LOUISVILLE, Ky. (WDRB) -- I will begin with a confession:

Before I wrote this column, I exhaled for 101 seconds and reminded myself there was a reasonable chance that the social media police will save this link and launch it repeatedly as soon as things go another direction.

I'll live with that danger.

Here goes: After one night of the college basketball season, both Louisville and Kentucky looked the part of teams that deserved their considerable preseason hype, teams that will remain formidable through the final dribble.

In another note, the Big Ten crowd around the mystery team that is Indiana does not look as dynamic as they looked a day earlier.

Agree?

Disagree?

Too soon?

Let's go to the videotape.

Louisville overwhelmed Miami. The final margin was 13 points, 87-74. The Cards were at least 25 points better. They led by 32 with less than 10 minutes to play.

That was when I researched the last time that coach Jim Larranaga lost by 32 points at Miami. The answer was never.
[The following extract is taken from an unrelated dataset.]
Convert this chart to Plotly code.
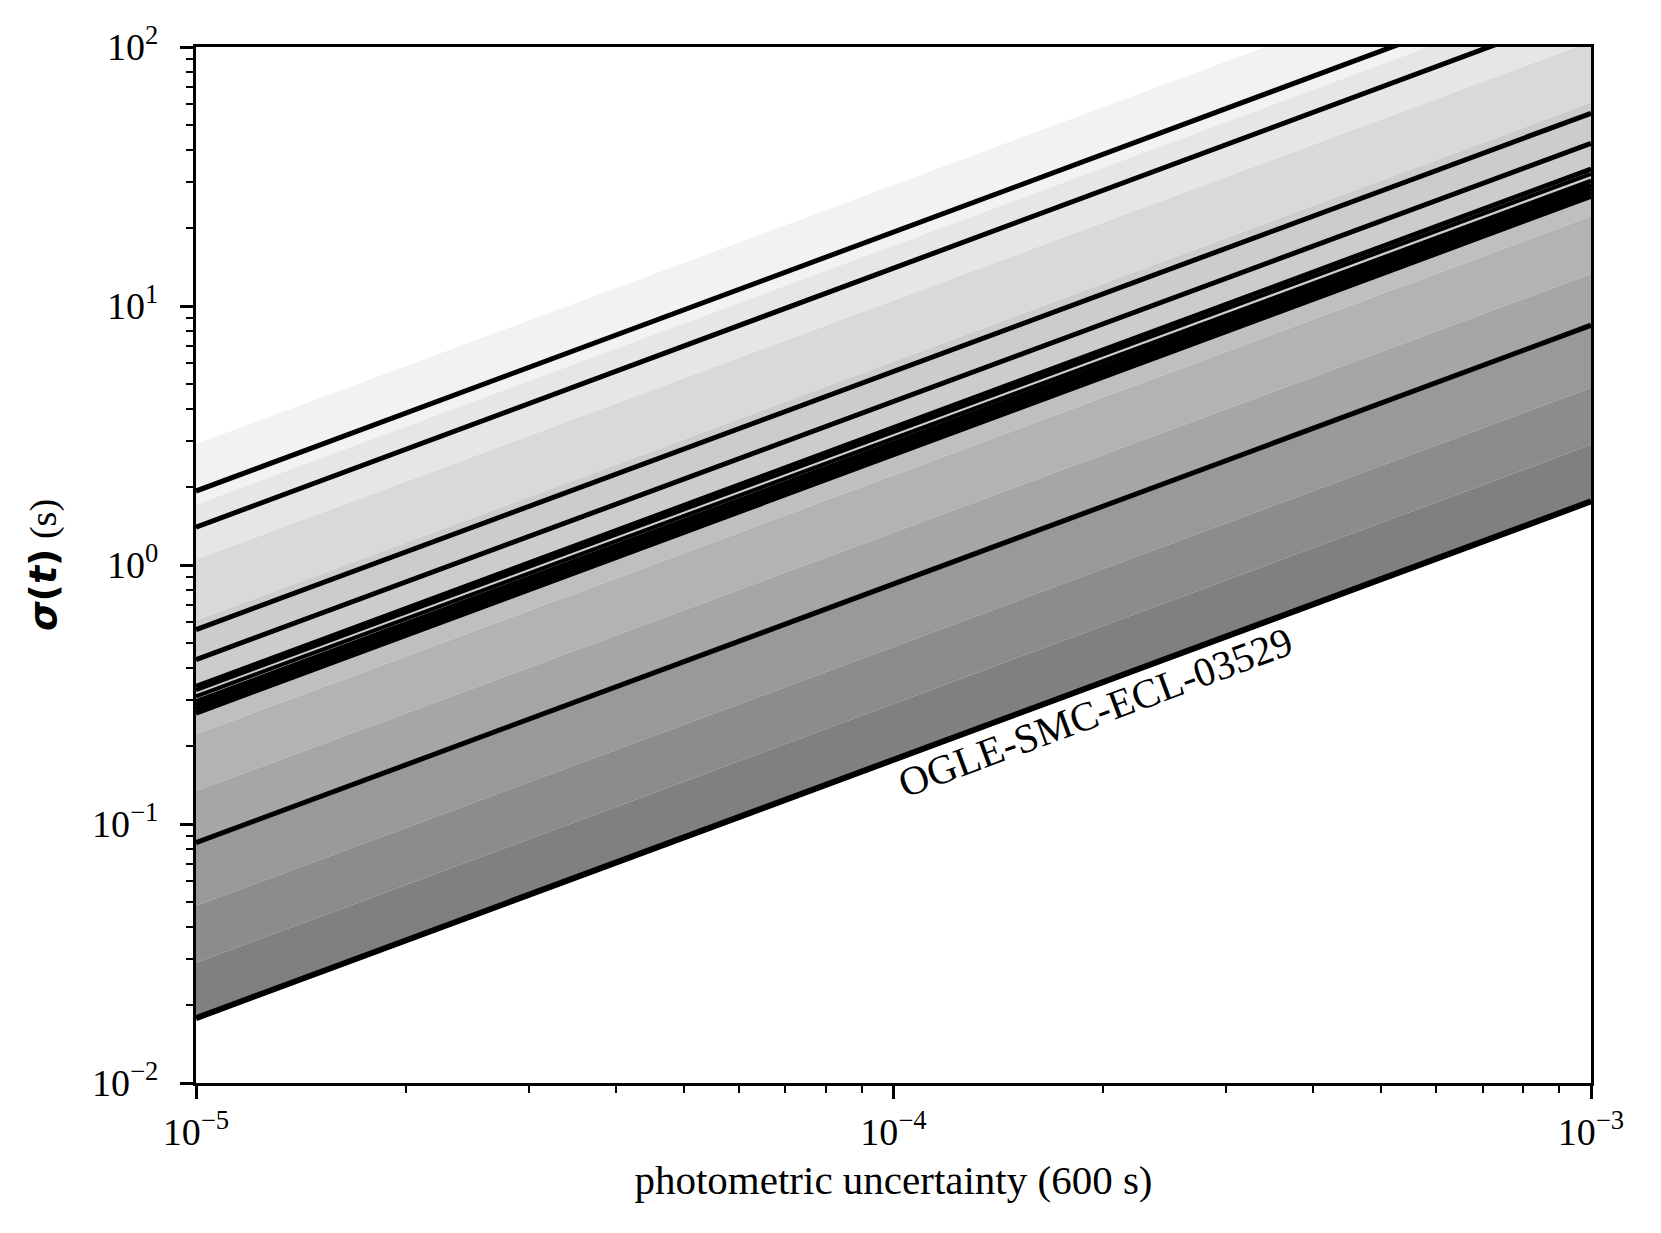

Larranaga still has not been defeated by 32. He might have been if Chris Mack had not substituted so liberally or the Cards found a way to score in the final three minutes.

Know this: Louisville is a deep, talented, aggressive and confident team that will likely not be challenged until the Cardinals play national runner-up Texas Tech Dec. 10 in Madison Square Garden.

Jordan Nwora played like a guy who has ignored the hype about his status as a national player of the year candidate to continue to work on his game. You could see the upgrade in his ball-handling and determination to attack.

Nwora checked every column in the box score except one -- Nwora did not commit a personal foul. College basketball moved the three-point line out about 16 inches this season.

Nwora made four of six shots from distance -- and also showed up on SportsCenter for the soaring alley-oop that he converted in the second half.

He also had 10 defensive rebounds (12 total). Nwora did not contribute 10 defensive rebounds last season until Louisville's ninth game.

Get this: Five Cardinals scored in double figures and all five made at least half their field-goal attempts. It's a one-game sample, but Louisville ranked second in offensive efficiency at KenPom.com Wednesday.

"Well, I thought Louisville's defense was outstanding, especially in the first 30 minutes," Jim Larrañaga said. "They combined terrific defense with really running their offense extremely well.

"They have got a lot of veteran guys, and they found the open man and made shots. They certainly deserve their high ranking."

Here is another team that deserved its high ranking: Kentucky.

The Wildcats made Michigan State look disorganized, inefficient and like a questionable selection as the consensus No. 1 team while handling the Spartans, 69-62.

Tyrese Maxey, John Calipari's freshman guard, came off the bench and outplayed and out-skilled Cassius Winston, Michigan State's senior national player of the year candidate.

It's just one game. It's just one game. But Maxey looked like the kind of difference maker that every legitimate contending team needs -- a guy who simply gets buckets. It's just one game.

When the play did not work as planned or the shot clock got short, Maxey found a way to score. There was a reason for that. He has blow-by speed and a jump shot that must be respected.

Kentucky will host Eastern Kentucky Friday night in the Wildcats' home opener at Rupp Arena. On Monday Calipari's team will be voted No. 1 in the AP and USA Today coaches' poll -- and, looking at their schedule, they should stay there for at least a month.

And Indiana?

I decline to draw any significant conclusions from a 33-point victory over Western Illinois. The most impressive development from Archie Miller's team was Al Durham and Justin Smith played the way that third-year players are supposed to perform.

They took intelligent shots and made 18 of 24 attempts. They limited their turnovers to three in 49 minutes. They defended with pride and persistence.

But for the Hoosiers the most encouraging development was this: The rest of the Big Ten endured a rugged night.

Michigan State lost to Kentucky -- and did not appear overwhelming on the glass.

Nebraska, IU's second conference opponent, lost by 19 points to UC-Riverside in Lincoln. UC-Riverside was ranked No. 285 prior to the game by Ken Pomeroy.

Illinois needed overtime to defeat Nicholls State.

Wisconsin lost to a solid Saint Mary's squad on a neutral court.

And Michigan let a 30-point lead melt into an eight-point victory against Appalachian State. John Beilein and three talented starters from last season's team don't live in Ann Arbor any more.

A look at Pomeroy's projected Big Ten numbers Wednesday morning showed Miller's team projected to finish fourth in the league, behind Michigan State, Purdue and Ohio State.

Of course, Pomeroy's numbers also showed this: Kentucky ranked No. 2 and Louisville ranked No. 3 -- just as the preseason magazines suggested.

For one night of college basketball, it looked safe to believe the hype.